Come le vostre dichiarazioni si intrecciano con la vostra programmazione? Se vuoi citare qualche esempio di esposizioni o workshop o attività che svilupperete nel corso del tempo.

«Il 1° giugno 2024 è prevista l’inaugurazione della mostra degli artisti Edoardo Ongarato ed Enrico Antonello, che dialogheranno con Plam Creative Studio di Ferrara. I due artisti sono legati all’immaginario reietto del settore industriale e della graffiti culture. Il suono e la luce sono gli aspetti principali della ricerca di Antonello che, attraverso le sue installazioni multimediali, presenta aspetti legati all’immaginario industriale, con riferimenti estetici e funzionali che ritroviamo nelle correnti architettoniche del decostruttivismo e del brutalismo. La ricerca di Ongarato si inserisce all’interno di quella sfera che indaga le esperienze extra sensoriali, attraverso degli interventi in luoghi non tradizionali. Riguarda il recupero della memoria arcaica di immagini rituali che divergono in queste operazioni di deframmentazione dello spazio, scardinando i criteri abituali e consentendo l’accesso ad una percezione più profonda da parte dello spettatore dello spazio che abitano».

In un panorama frastagliato in cui, per citare Germano Celant, prevale un mostrismo in cui la quantità ha soppiantato la qualità a discapito di una fruizione più immediata e spesso spettacolarizzata dell’arte, il fenomeno degli spazi indipendenti si inserisce nella necessità di aprire un nuovo dibattito sull’arte. Che è, infondo, fondamentale alla promozione di uno sguardo e di un pensiero critico. Che cosa fa Universo Factory per stimolare questo dibattito? Quali sono le necessità, paradigmatiche, che questo spazio indipendente cerca di approfondire?

«Il nostro progetto si impegna attivamente a stimolare il dibattito critico sull’arte attraverso una serie di iniziative e pratiche volte a promuovere uno sguardo riflessivo e un pensiero critico nell’esperienza artistica. In un panorama in cui prevale il “monstrismo”, un concetto che potrebbe ampliarsi anche su altri fronti, non solo all’arte, ritengo sia fondamentale creare uno spazio che favorisca la contemplazione, la riflessione, l’analisi e il dialogo.
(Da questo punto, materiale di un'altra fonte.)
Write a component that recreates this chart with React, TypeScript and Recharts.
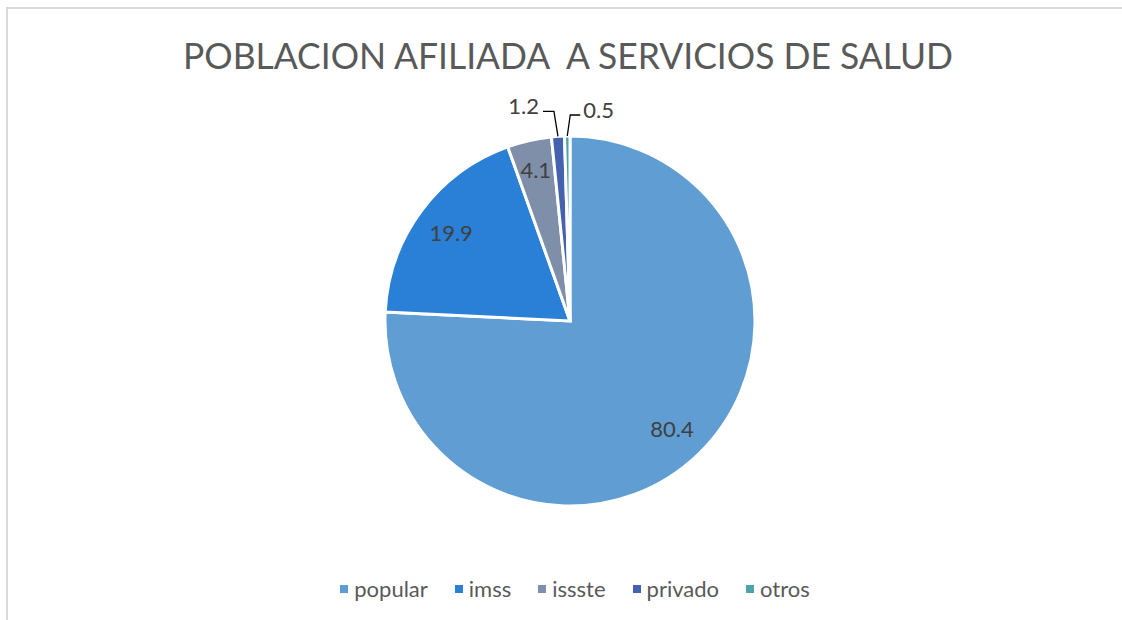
import React from "react";
import { PieChart, Pie, Cell } from "recharts";

const categories = ["popular", "imss", "issste", "privado", "otros"];
const values = [80.4, 19.9, 4.1, 1.2, 0.5];
const colors = ["#5f9dd3", "#2a7fd6", "#7f8faa", "#4462b0", "#4ea2aa"];
const titleText = "POBLACION AFILIADA  A SERVICIOS DE SALUD";

const data = categories.map((name, i) => ({ name, value: values[i] }));

const FONT = "Lato, 'Open Sans', sans-serif";
const RAD = Math.PI / 180;

const renderLabel = (props: any) => {
  const { cx, cy, midAngle, outerRadius, value, index } = props;
  const cos = Math.cos(-midAngle * RAD);
  const sin = Math.sin(-midAngle * RAD);
  if (index < 3) {
    const r = outerRadius * (index === 2 ? 0.84 : 0.8);
    const x = cx + r * cos;
    const y = cy + r * sin;
    return (
      <text x={x} y={y} fill="#404040" fontSize={22} fontFamily={FONT} textAnchor="middle" dominantBaseline="central">
        {value}
      </text>
    );
  }
  const ex = cx + outerRadius * cos;
  const ey = cy + outerRadius * sin;
  if (index === 3) {
    const ey2 = ey - 25;
    const ex2 = ex - 4;
    const hx = ex2 - 11;
    return (
      <g>
        <path d={`M${ex},${ey} L${ex2},${ey2} L${hx},${ey2}`} stroke="#000" strokeWidth={1.3} fill="none" />
        <text x={hx - 4} y={ey2 - 6} fill="#404040" fontSize={22} fontFamily={FONT} textAnchor="end" dominantBaseline="central">
          {value}
        </text>
      </g>
    );
  }
  const ey2 = ey - 21;
  const ex2 = ex + 3;
  const hx = ex2 + 10;
  return (
    <g>
      <path d={`M${ex},${ey} L${ex2},${ey2} L${hx},${ey2}`} stroke="#000" strokeWidth={1.3} fill="none" />
      <text x={hx + 3} y={ey2 - 6} fill="#404040" fontSize={22} fontFamily={FONT} textAnchor="start" dominantBaseline="central">
        {value}
      </text>
    </g>
  );
};

export default function App() {
  return (
    <div style={{ position: "absolute", left: 0, top: 0, width: 1122, height: 620, background: "#fff", overflow: "hidden" }}>
      <div style={{ position: "absolute", left: 6, top: 7, right: -10, bottom: -10, borderTop: "2px solid #d9d9d9", borderLeft: "2px solid #d9d9d9" }} />
      <svg style={{ position: "absolute", left: 0, top: 0 }} width={1122} height={100}>
        <text x={568} y={69} fontSize={36} fill="#595959" fontFamily={FONT} textAnchor="middle" textLength={770} lengthAdjust="spacingAndGlyphs" style={{ whiteSpace: "pre" }}>
          {titleText}
        </text>
      </svg>
      <div style={{ position: "absolute", left: 0, top: 0 }}>
        <PieChart width={1122} height={620} margin={{ top: 0, right: 0, bottom: 0, left: 0 }}>
          <Pie
            data={data}
            dataKey="value"
            nameKey="name"
            cx={570}
            cy={321}
            outerRadius={185}
            startAngle={90}
            endAngle={-270}
            stroke="#ffffff"
            strokeWidth={3}
            label={renderLabel}
            labelLine={false}
            isAnimationActive={false}
          >
            {data.map((d, i) => (
              <Cell key={d.name} fill={colors[i]} />
            ))}
          </Pie>
        </PieChart>
      </div>
      <div style={{ position: "absolute", left: 14, top: 575, width: 1122, display: "flex", justifyContent: "center", alignItems: "center", gap: 27, fontFamily: FONT, fontSize: 22, color: "#595959" }}>
        {categories.map((c, i) => (
          <div key={c} style={{ display: "flex", alignItems: "center" }}>
            <span style={{ display: "inline-block", width: 8, height: 8, background: colors[i], marginRight: 6 }} />
            <span>{c}</span>
          </div>
        ))}
      </div>
    </div>
  );
}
Per questo per noi è importante, oltre a presentare una programmazione curatoriale mirata, organizzare regolarmente eventi, conferenze e dibattiti in cui esperti del settore e il pubblico possono discutere apertamente di temi artistici, estetici e concettuali. Questi incontri offrono l’opportunità di esplorare idee, condividere prospettive e approfondire la comprensione dell’arte contemporanea.

In particolare, ci impegniamo attivamente a promuovere un ulteriore dialogo attraverso collaborazioni interdisciplinari e collaborazioni con enti affini quali istituti culturali, accademie di belle arti, e altri spazi indipendenti nella consapevolezza che l’interazione arricchisce le proposte.

Inoltre, uno degli elementi chiave della nostra missione è la riqualificazione dello spazio stesso in cui operiamo. Universo Factory si impegna non solo a promuovere un dibattito critico sull’arte, ma anche a trasformare fisicamente l’ambiente in cui questo dibattito ha luogo. Questo significa creare aree flessibili e adattabili che possano ospitare una varietà di espressioni artistiche con artisti, designer e architetti che ci permettono di stabilire una connessione più profonda con la comunità locale, trasformando un luogo precedentemente trascurato in un centro vitale per la cultura e l’arte, ricordando quindi il valore sociale che l’arte può assumere».